The programme represents a significant opportunity to create jobs and drive economic growth across the country. At Hinkley Point C in Somerset, EDF have estimated a peak construction workforce of 5,600, with an additional 900 jobs once the plant is operational, whilst Horizon Nuclear Power parent company Hitachi anticipate a construction workforce of between 5,000 – 6,000 at both Wylfa on Anglesey and Oldbury in Gloucestershire with a further 1,000 jobs at each site once they become operational.
Nuclear Energy Skills Alliance
The development of an overarching skills strategy for the nuclear industry is the responsibility of the National Skills Academy for Nuclear, working in close partnership with the relevant Sector Skills Councils and Industry Training Boards.
The Nuclear Eenergy Skills Alliance (NESA) members are working with employers to input relevant research and labour market intelligence into a Nuclear Workforce Tool. This project will help to define industry-wide skills requirements over the course of the Nuclear Programme, acting as a crucial evidence base for skills interventions as well as supporting workforce planning.
The current members of NESA are:
- Department of Energy and Climate Change
- Department for Business, Innovation and Skills
- Welsh Government
- Nuclear Decommissioning Authority
- National Skills Academy for Nuclear
- Dalton Nuclear Institute (representing the Higher Education Sector)
- Cogent Sector Skills Council
- Construction Skills – CITB
- Engineering Construction Industry Training Board
- Semta Sector Skills Council
Informal network of EU countries interested in nuclear power generation
The aim of the network is to strengthen our cooperation with other like-minded EU countries on nuclear energy issues. This will help us to prevent and overcome any unnecessary barriers to nuclear power at the EU level, and to work together to share information and expertise in areas which support our domestic nuclear programme.

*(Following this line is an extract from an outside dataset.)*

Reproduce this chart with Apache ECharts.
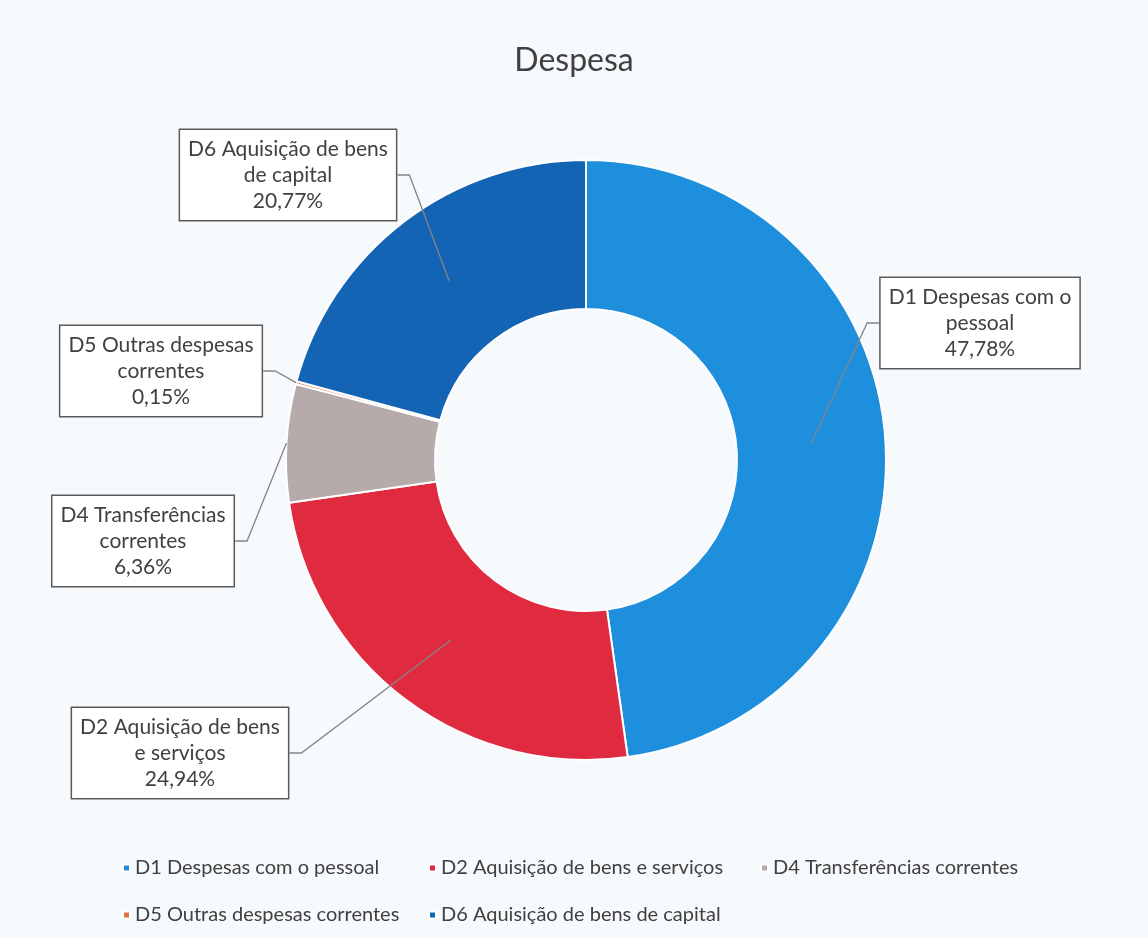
<!DOCTYPE html>
<html>
<head>
<meta charset="utf-8">
<style>
  html, body { margin: 0; padding: 0; background: #f7fafd; }
  #despesa { width: 1148px; height: 938px; }
</style>
<script src="https://cdn.jsdelivr.net/npm/echarts@6/dist/echarts.min.js"></script>
</head>
<body>
<div id="despesa"></div>
<script>
// Despesa - donut chart by category

const CATEGORIES = [
    "D1 Despesas com o pessoal",
    "D2 Aquisição de bens e serviços",
    "D4 Transferências correntes",
    "D5 Outras despesas correntes",
    "D6 Aquisição de bens de capital"
];

// text of each box label, line broken as in the picture
const LABEL_TEXT = [
    "D1 Despesas com o\npessoal",
    "D2 Aquisição de bens\ne serviços",
    "D4 Transferências\ncorrentes",
    "D5 Outras despesas\ncorrentes",
    "D6 Aquisição de bens\nde capital"
];

const PERCENTS = [47.78, 24.94, 6.36, 0.15, 20.77];

const COLORS = ["#1e8fdd", "#e02a40", "#b6aaab", "#e2703e", "#1464b6"];

const FONT = "Lato, 'Open Sans', sans-serif";
const TEXT = "#404040";

const CENTER = [586, 460];
const R_IN = 151;
const R_OUT = 300;

// where each label box sits (centre), same order as CATEGORIES
const LABEL_POS = [
    [980, 323],
    [180, 753],
    [143, 541],
    [161, 371],
    [288, 175]
];

// legend slots, same order as CATEGORIES
const LEGEND_POS = [
    [117, 853],
    [423, 853],
    [755, 853],
    [117, 900],
    [423, 900]
];

const chart = echarts.init(document.getElementById("despesa"));

const fmt = (v) => v.toFixed(2).replace(".", ",") + "%";
const labelWidth = [];

const legends = CATEGORIES.map((name, i) => ({
    left: LEGEND_POS[i][0],
    top: LEGEND_POS[i][1],
    orient: "horizontal",
    icon: "rect",
    itemWidth: 7,
    itemHeight: 7,
    itemGap: 6,
    data: [name],
    textStyle: { color: TEXT, fontSize: 20, fontFamily: FONT }
}));

chart.setOption({
    animation: false,
    backgroundColor: "#f7fafd",
    color: COLORS,
    title: {
        text: "Despesa",
        left: "center",
        top: 40,
        textStyle: { color: TEXT, fontSize: 32, fontWeight: "normal", fontFamily: FONT }
    },
    legend: legends,
    series: [{
        type: "pie",
        center: CENTER,
        radius: [R_IN, R_OUT],
        startAngle: 90,
        clockwise: true,
        avoidLabelOverlap: false,
        itemStyle: { borderColor: "#ffffff", borderWidth: 2 },
        label: {
            show: true,
            position: "outside",
            formatter: (p) => LABEL_TEXT[p.dataIndex] + "\n" + fmt(p.value),
            color: TEXT,
            fontSize: 21,
            fontFamily: FONT,
            lineHeight: 26,
            align: "center",
            backgroundColor: "#ffffff",
            borderColor: "#5a5a5a",
            borderWidth: 1.5,
            padding: [7, 8, 5, 8]
        },
        labelLine: { show: false },
        labelLayout: (p) => {
            const pos = LABEL_POS[p.dataIndex];
            labelWidth[p.dataIndex] = p.labelRect.width;
            return { x: pos[0], y: pos[1], align: "center", verticalAlign: "middle" };
        },
        data: CATEGORIES.map((name, i) => ({ name, value: PERCENTS[i] }))
    }]
});

// leader lines: from mid-ring (rim for thin slices) to the side of each box,
// with a short horizontal step, taken from the sector layout of the pie
const pieData = chart.getModel().getSeriesByIndex(0).getData();
const leaders = CATEGORIES.map((_, i) => {
    const L = pieData.getItemLayout(i);
    const mid = (L.startAngle + L.endAngle) / 2;
    const r = PERCENTS[i] >= 10 ? (L.r + L.r0) / 2 : L.r;
    const start = [L.cx + Math.cos(mid) * r, L.cy + Math.sin(mid) * r];
    const pos = LABEL_POS[i];
    const w = labelWidth[i] || 0;
    const right = start[0] > pos[0];
    const attach = [pos[0] + (right ? w / 2 : -w / 2), pos[1]];
    const elbow = [attach[0] + (right ? 12 : -12), pos[1]];
    return {
        type: "polyline",
        silent: true,
        z: 100,
        shape: { points: [start, elbow, attach] },
        style: { stroke: "#858585", lineWidth: 1.3, fill: null }
    };
});

chart.setOption({ graphic: leaders });
</script>
</body>
</html>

The first informal Ministerial meeting of the network took place in Paris in February 2012. The UK then organised a follow-up senior officials’ meeting in June 2012, before hosting a second informal Ministerial meeting in London in March 2013. At the most recent meeting, the twelve participating EU countries agreed a ‘Joint Communiqué on Nuclear Energy in Europe’ which set out our intention to work closely together in this area.
Informal Ministerial meeting: 12 March 2013
On 29 June 2015 the UK and Canada signed a Memorandum of Understanding concerning enhancing cooperation in the field of civil nuclear energy, building on the 2012 Canada-UK agreement to facilitate and promote collaboration and information-sharing within the civil nuclear power generation sector. The Memorandum of Understanding confirms a bilateral framework for collaborating on nuclear energy projects, programmes, research and development, and policies aimed at the sustainable development of civilian nuclear energy and its applications. Both countries recognise the advantages of facilitating mutually beneficial opportunities in this field.
The Republic of Korea
The Governments of UK and Republic of Korea have signed two Memorandums of Understanding on Wednesday 6 November 2013 to develop closer cooperation in the fields of commercial civil nuclear energy and nuclear decommissioning building on the Republic of Korea-United Kingdom Nuclear Cooperation Agreement signed in 1991. Both countries recognise the importance of reliable nuclear power generation to meet increasing energy demand and tackle climate change and see opportunities for our industries to work together in the civil nuclear sector.
On Tuesday 17 June 2014, the UK and Chinese governments signalled a deepening of their partnership on civil nuclear energy through the signing of a joint statement on civil nuclear power. This joint statement furthers our cooperation under the Memorandum of Understanding of civil nuclear cooperation, signed in October 2013. Both countries see the importance of working together on the UK’s nuclear new build programme, China’s own domestic civil nuclear programme and in third country markets, to maximise the billion pound opportunities this presents for both UK and Chinese companies.
Also published on 17 June 2014, a four way MOU agreement between DECC, INS (International Nuclear Services, the commercial arm of the NDA), CNNC (China National Nuclear Corporation, whole fuel chain company and potential investor in HPC) and CAEA (China Atomic Energy Authority, the Chinese government department responsible for the nuclear fuel cycle, nuclear safety and security, and international relations):
The UK and China have a long-standing bilateral agreement to cooperate on the peaceful uses of nuclear power and both countries recognise the important role nuclear energy has in an appropriate energy mix that is sustainable, safe, secure and cost effective.
UK and Chinese governments have signed a new Memorandum of Understanding that strengthens our partnership and sets a strategic framework for working together on investment, technology, construction and expertise. It highlights the importance for both countries to work together with regards to the UK’s new nuclear build programme and China’s own domestic programme, and the opportunities for both UK and Chinese companies.
The UK and Russia committed at the UK Russia Energy Dialogue to work towards greater co-operation in the energy field, and working closer together in civil nuclear. As part of this collaboration, DECC signed a Memorandum of Understanding with Rosatom on potential working together on civil nuclear power projects, affirming each country’s expertise in nuclear and the benefits of ‘Russian and British Companies’ working together around the world to mutual commercial benefit.
Alongside the MoU, Rolls Royce, Rosatom and Fortum (Finish nuclear operating company) have signed commercial agreements which will see them work together on opportunities in the UK and, where applicable, markets of third countries.